As nearly 40 percent of the adult US population can attest, it doesn’t take a lot of time, effort, or expense for the consequences of the American way of eating to add up.11xCraig M. Hales, Margaret D. Carroll, Cheryl D. Fryar, and Cynthia L. Ogden, Prevalence of Obesity among Adults and Youth: United States, 2015–2016 (Hyattsville, MD: National Center for Health Statistics, 2017), 1. Retrieved from https://www.cdc.gov/nchs/data/databriefs/db288.pdf. A steady diet of processed and fast food, oversized restaurant meals, and “favorited” takeout options can quickly make the average American a victim of the growing obesity epidemic. Considering that the Reeds live paycheck to paycheck, and given what we know about the strong link between economic disadvantage and poor eating choices, I was especially intrigued when a friend, who knew James and Becca from church, told me about this really interesting couple getting ready to reclaim their health in a dramatic way.

With disarming generosity, the Reeds opened their lives to me as they undertook their mission. For three months I followed and documented their progress, meeting with them several times a week, usually at the small gym they attended (on the gym owner’s dime) to talk as they exercised. What they did was both miraculous and subversive. The miraculous part is in the numbers. Becca’s blood sugar level dropped from an alarming 200 milligrams per deciliter (mg/dL) to a very normal 80 mg/dL; James’s cholesterol went from well over a borderline 200 mg/dL to a safe 153; both were losing 15 to 20 pounds a month. They reversed their diabetes—Becca’s score on the glycated hemoglobin test (6.5 or higher indicates the presence of diabetes) plummeted from 9.75 to 5.8—and stopped taking most of their medications. With remarkable efficiency, the Reeds did as planned. They saved their lives.

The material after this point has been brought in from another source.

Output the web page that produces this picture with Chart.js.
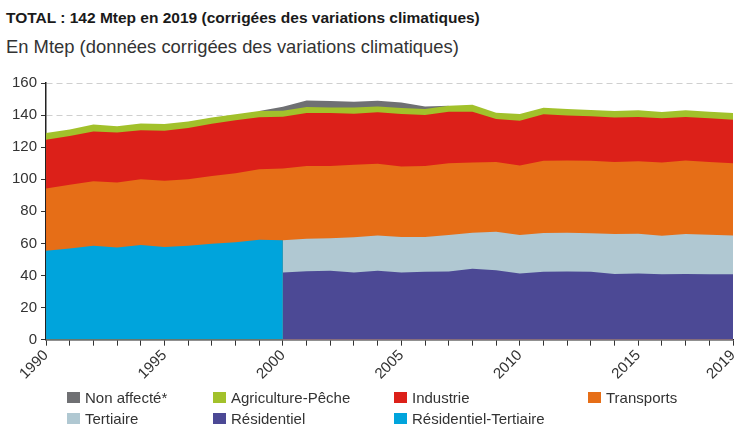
<!DOCTYPE html>
<html><head><meta charset="utf-8">
<script src="https://cdn.jsdelivr.net/npm/chart.js@4/dist/chart.umd.min.js"></script>
<style>
html,body{margin:0;padding:0;background:#fff;}
body{width:738px;height:427px;position:relative;overflow:hidden;font-family:"Liberation Sans",Arial,sans-serif;color:#222;}
#title{position:absolute;left:6px;top:9px;font-weight:bold;font-size:15.5px;color:#1a1a1a;white-space:nowrap;}
#subtitle{position:absolute;left:6px;top:36px;font-size:18.4px;color:#333;white-space:nowrap;}
#c{position:absolute;left:0;top:0;}
#legend{position:absolute;left:0;top:0;width:738px;height:427px;pointer-events:none;}
.li{position:absolute;font-size:15px;color:#333;white-space:nowrap;line-height:17px;padding-left:18px;}
.li span{position:absolute;left:0;top:3px;width:13px;height:11px;}
</style></head><body>
<div id="title">TOTAL : 142 Mtep en 2019 (corrigées des variations climatiques)</div>
<div id="subtitle">En Mtep (données corrigées des variations climatiques)</div>
<canvas id="c" width="738" height="427"></canvas>
<div id="legend"></div>
<script>
const years = [1990,1991,1992,1993,1994,1995,1996,1997,1998,1999,2000,2001,2002,2003,2004,2005,2006,2007,2008,2009,2010,2011,2012,2013,2014,2015,2016,2017,2018,2019];
const xLabelYears = [1990,1995,2000,2005,2010,2015,2019];
const residentielTertiaire = [55.4,56.9,58.5,57.5,59.0,57.7,58.5,59.8,60.8,62.3,61.9,null,null,null,null,null,null,null,null,null,null,null,null,null,null,null,null,null,null,null];
const residentiel = [null,null,null,null,null,null,null,null,null,null,41.9,42.7,42.9,41.9,42.9,41.9,42.3,42.5,44.2,43.3,41.3,42.3,42.5,42.3,41.0,41.3,40.8,41.0,40.8,40.8];
const tertiaire = [null,null,null,null,null,null,null,null,null,null,20.0,20.2,20.4,21.9,22.1,22.1,21.7,22.7,22.5,24.0,24.0,24.2,24.2,24.0,24.8,24.7,24.0,24.8,24.6,24.2];
const transports = [38.8,39.6,40.3,40.4,41.0,41.3,41.5,42.3,43.0,44.0,44.8,45.4,45.0,45.3,44.6,43.9,44.3,44.8,43.7,43.5,43.3,45.1,45.0,45.3,45.0,45.3,45.6,45.9,45.4,45.0];
const industrie = [30.4,30.5,31.0,31.3,30.6,31.2,31.9,32.5,33.0,32.3,32.3,33.0,33.0,31.8,32.1,32.7,31.7,32.1,31.7,26.7,27.8,28.9,28.1,27.7,27.7,27.5,27.7,27.1,27.3,27.1];
const agriculture = [4.2,4.0,4.4,3.9,4.2,4.2,4.1,3.9,3.7,4.0,3.7,3.8,3.4,3.8,3.7,3.8,3.8,3.7,4.4,4.0,4.2,4.1,4.0,3.9,4.0,4.2,3.8,4.2,4.0,4.2];
const nonAffecte = [null,null,null,null,null,null,null,null,null,0,2.5,4.0,4.1,3.6,3.6,3.5,1.5,0,null,null,null,null,null,null,null,null,null,null,null,null];

const series = [
  {label:'Non affecté*', color:'#6f7073'},
  {label:'Agriculture-Pêche', color:'#a2c12b'},
  {label:'Industrie', color:'#dc2019'},
  {label:'Transports', color:'#e66e17'},
  {label:'Tertiaire', color:'#b0c8d2'},
  {label:'Résidentiel', color:'#4c4995'},
  {label:'Résidentiel-Tertiaire', color:'#00a4dc'}
];

// cumulative layers (stack tops)
const base = years.map((y,i)=> residentielTertiaire[i] !== null ? residentielTertiaire[i] : residentiel[i] + tertiaire[i]);
const cTransports = base.map((b,i)=> b + transports[i]);
const cIndustrie = cTransports.map((b,i)=> b + industrie[i]);
const cAgri = cIndustrie.map((b,i)=> b + agriculture[i]);
const cNon = cAgri.map((b,i)=> nonAffecte[i] === null ? null : b + nonAffecte[i]);
const cTert = years.map((y,i)=> residentiel[i] === null ? null : residentiel[i] + tertiaire[i]);

const layers = {
  'Résidentiel-Tertiaire': residentielTertiaire,
  'Résidentiel': residentiel,
  'Tertiaire': cTert,
  'Transports': cTransports,
  'Industrie': cIndustrie,
  'Agriculture-Pêche': cAgri,
  'Non affecté*': cNon
};
const drawOrder = ['Résidentiel-Tertiaire','Résidentiel','Tertiaire','Transports','Industrie','Agriculture-Pêche','Non affecté*'];
const datasets = drawOrder.map(name=>{
  const s = series.find(q=>q.label===name);
  return {
    label: name,
    data: years.map((yr,i)=>({x:yr, y: layers[name][i]})),
    backgroundColor: s.color,
    borderColor: s.color,
    borderWidth: 0,
    pointRadius: 0,
    fill: 'origin',
    tension: 0,
    spanGaps: false
  };
});

new Chart(document.getElementById('c'), {
  type: 'line',
  data: { datasets },
  options: {
    responsive: false,
    animation: false,
    devicePixelRatio: 1,
    layout: { padding: { left: 8, right: 5, top: 83, bottom: 43 } },
    plugins: { legend: { display: false }, tooltip: { enabled: false } },
    scales: {
      x: {
        type: 'linear', min: 1990, max: 2019,
        afterBuildTicks: axis => { axis.ticks = years.map(v=>({value:v})); },
        afterFit: axis => { axis.paddingRight = 0; },
        ticks: {
          autoSkip: false, maxRotation: 45, minRotation: 45, padding: 1,
          color: '#333', font: { family: 'Liberation Sans', size: 15 },
          callback: v => xLabelYears.includes(v) ? String(v) : ''
        },
        grid: { drawOnChartArea: false, drawTicks: true, tickLength: 6, tickColor: '#333', tickWidth: 1 },
        border: { color: '#222', width: 1.5 }
      },
      y: {
        min: 0, max: 160,
        ticks: { stepSize: 20, padding: 4, color: '#333', font: { family: 'Liberation Sans', size: 15 } },
        grid: { color: '#cfcfcf', lineWidth: 1, tickLength: 5, tickColor: '#333', tickBorderDash: [] },
        border: { color: '#222', width: 1.5, dash: [6,4] }
      }
    }
  }
});

// legend (grid-aligned)
const legendCols = [67, 213, 394, 588];
const legendRows = [389, 410];
const lg = document.getElementById('legend');
series.forEach((s,i)=>{
  const d = document.createElement('div');
  d.className = 'li';
  d.style.left = legendCols[i % 4] + 'px';
  d.style.top = legendRows[Math.floor(i / 4)] + 'px';
  const sw = document.createElement('span');
  sw.style.background = s.color;
  d.appendChild(sw);
  d.appendChild(document.createTextNode(s.label));
  lg.appendChild(d);
});
</script>
</body></html>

But as physically conspicuous as their transformation was (soon their clothes were hanging off their bodies), the ultimate driving force behind the Reeds’ success was subversive: They escaped a food system that had been eroding their health. On the surface, the Reeds did what healthy Americans habitually do—they walked more, went to the neighborhood pool after work, cut back on screen time, and hit the gym a few times a week. But these measures, at least when it came to emotionally sustaining their journey, struck them as too anodyne, too lacking in the sort of meaning they wanted to experience through their efforts. As they often remarked, it would have been easy to cheat on their routines unless there had been a moral dimension to their crusade. Healthful activities might have been central to their transformation, but they did not provide what the Reeds needed most: a community bound by a set of stipulations that mattered—in effect, a creed.

So when it came to confronting the food system in which the Reeds had long been entrapped, they decided it was not enough to behave like most relatively healthy Americans. Instead, they needed to adopt an entirely new identity and wrap their reinvented selves in its defining cloak. The Reeds did so by going vegan.